In this concrete conflict structure, the principle of consistent interpretation linked the national standard of protection with the European parameter, leading to a fully congruent standard of fundamental rights protection through the application of the national constitutional provisions.
In such a framework, however, consistent interpretation conveys not only openness towards EU law, but could also potentially draw limits to EU law friendliness, like the Polish Constitutional Court has asserted in the past. Whereas Simmenthal contributed to the disempowerment of domestic constitutional courts, the PCC’s theory re-empowers their jurisdiction in cases concerning the constitutional validity of national law within the scope of EU law. Through consistent interpretation, the PCC can calibrate the extent to which EU law can enter the national constitutional order: it can expand the domestic standard, but it can also resist “constitutional dumping”, should national law within the scope of EU law breach domestic fundamental rights.
The Government’s Relenting Legislative Proposal
The PCC seems to have found a way out of the restrictions that the principle of primacy implies for its position.

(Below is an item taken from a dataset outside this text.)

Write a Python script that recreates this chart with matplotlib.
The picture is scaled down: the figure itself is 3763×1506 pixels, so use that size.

It remains to be seen how this specific toolbox will play out in the future, particularly in different conflict structures. The framework for the interaction between national constitutional law and EU law may produce unexpected outcomes. If a preliminary reference is drafted in the context of direct action, the CJEU would be well advised to engage with the Portuguese constitutional judges carefully and diplomatically.

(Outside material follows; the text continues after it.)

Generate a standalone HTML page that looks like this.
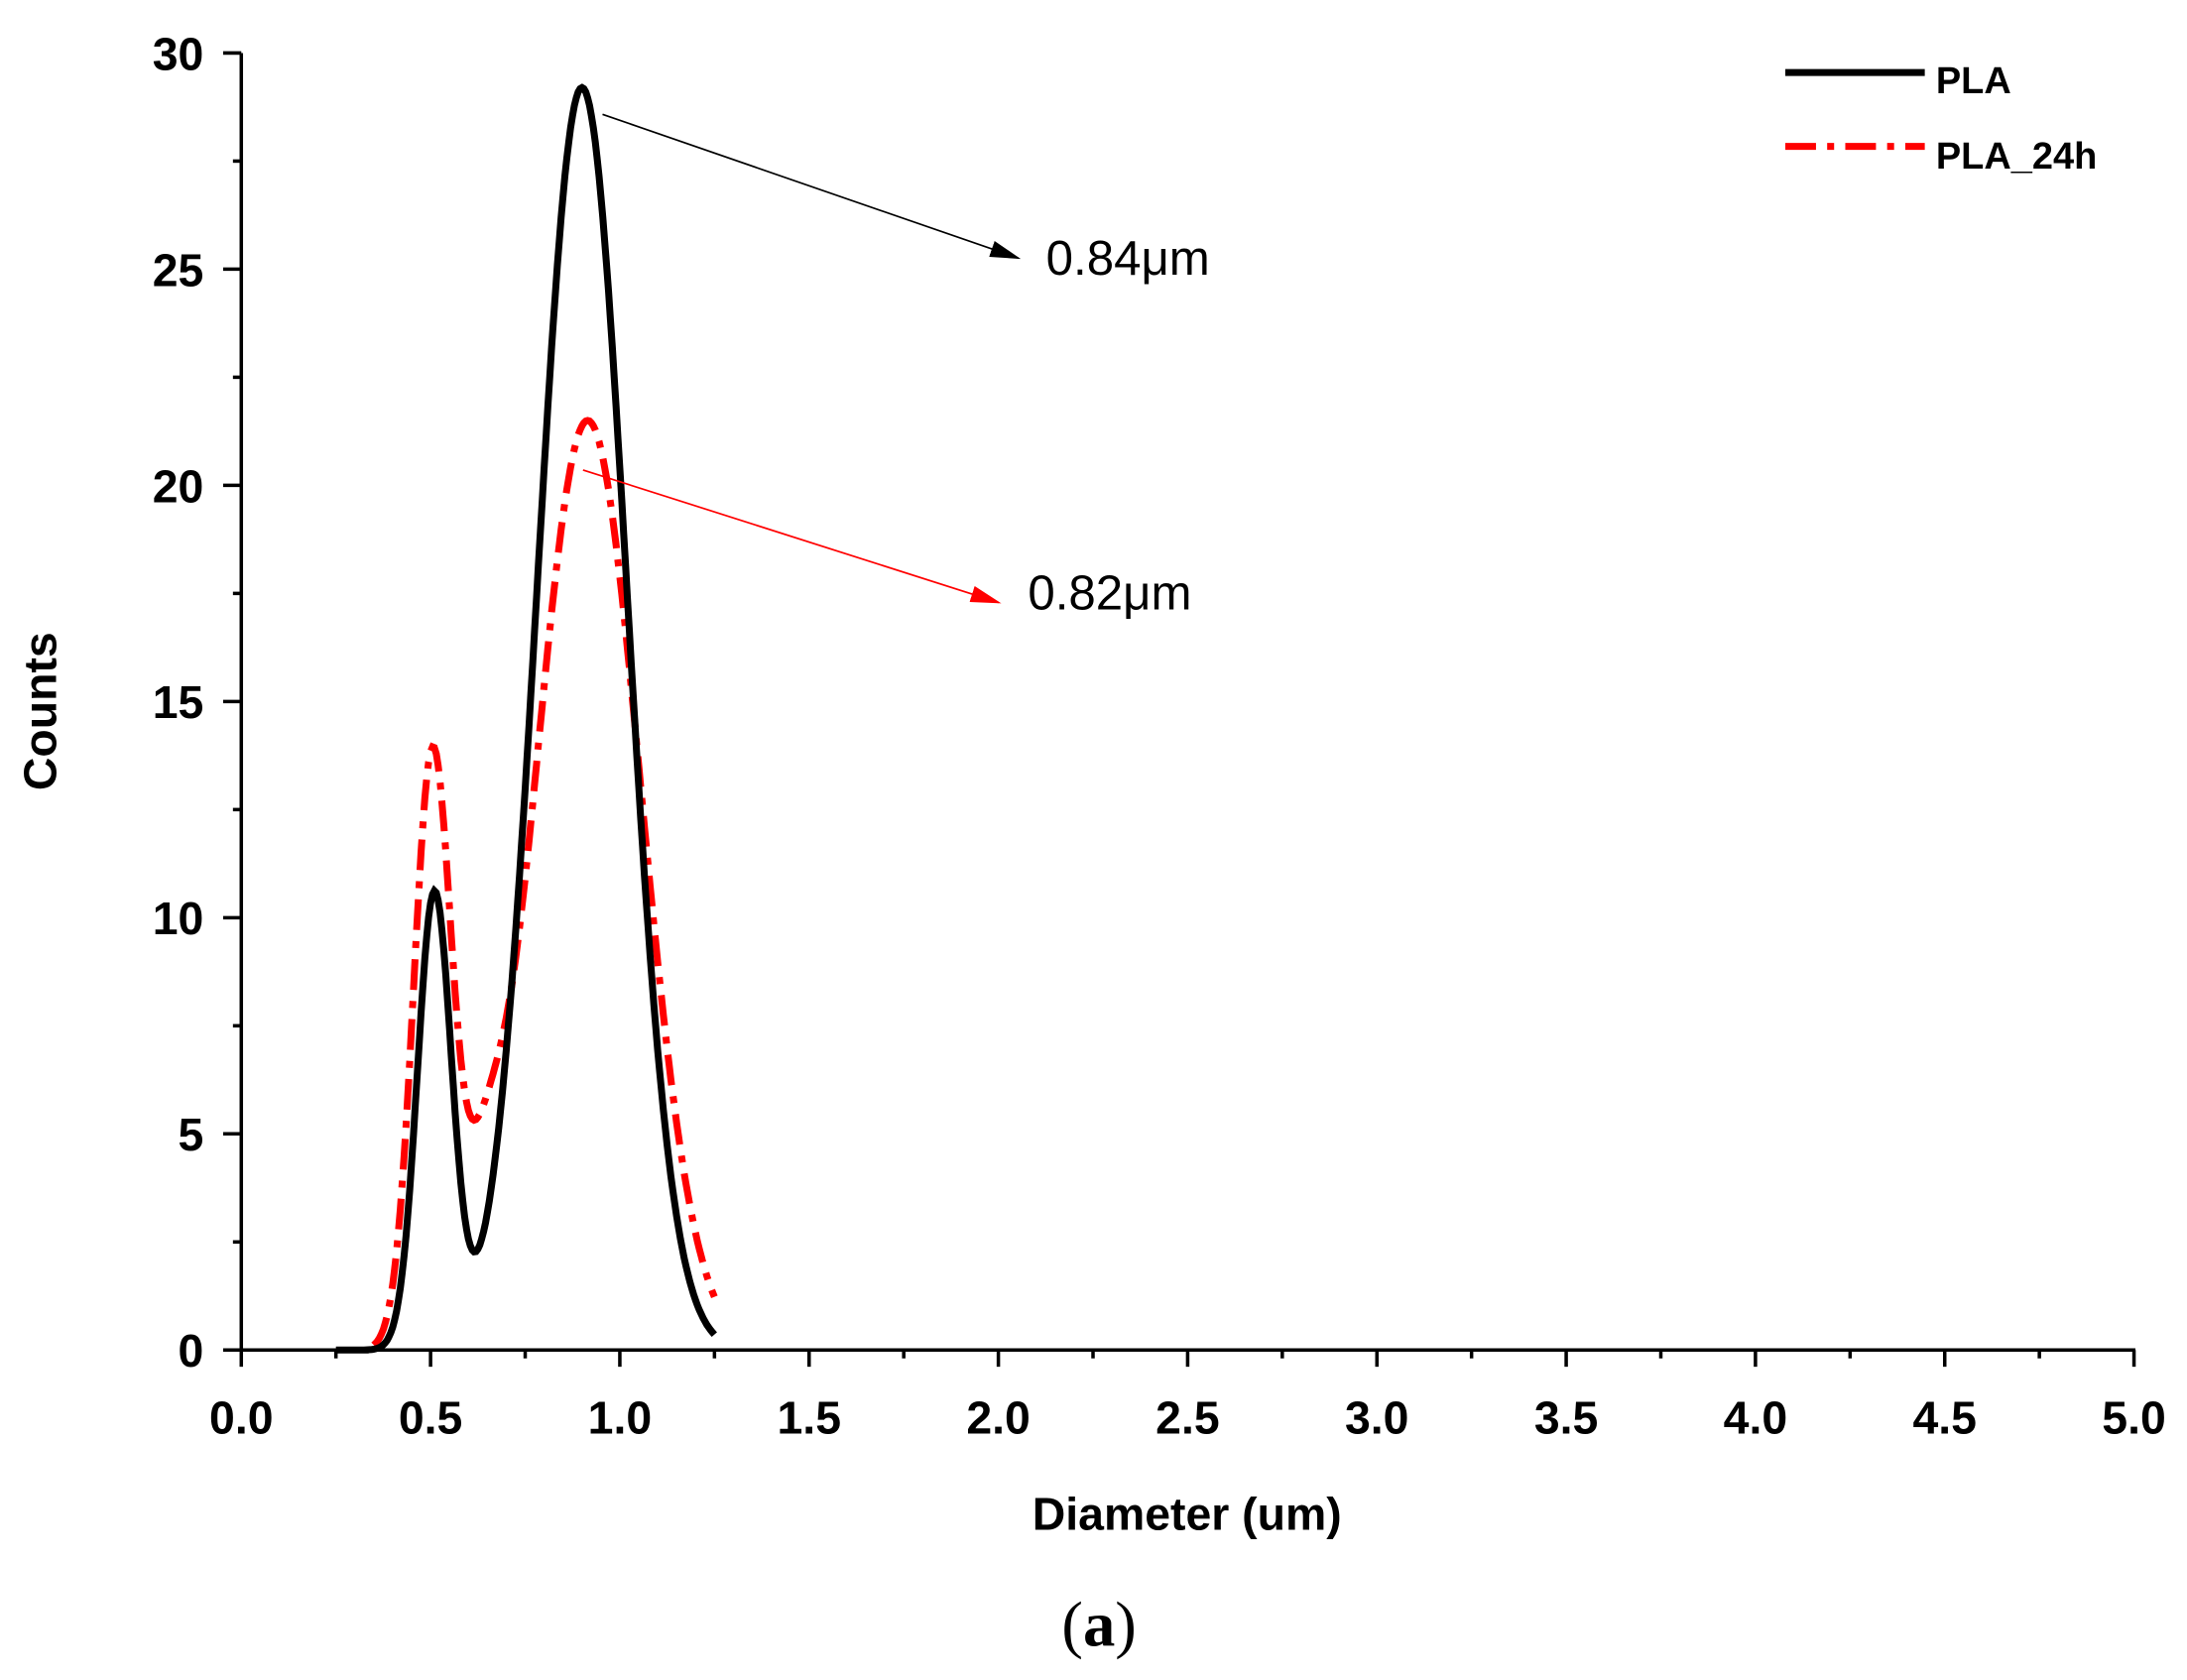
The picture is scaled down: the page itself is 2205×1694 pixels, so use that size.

More recently, the Prime-Minister ruled out the proposed constitutional revision as the Government presented a legislative proposal granting access to criminal authorities to billing data, following the practice implemented in other Member States. In these updated statements, António Costa recognized that the impact of the case law of the CJEU must be discussed at the level of the European Union, and not at the internal level. Better late than never.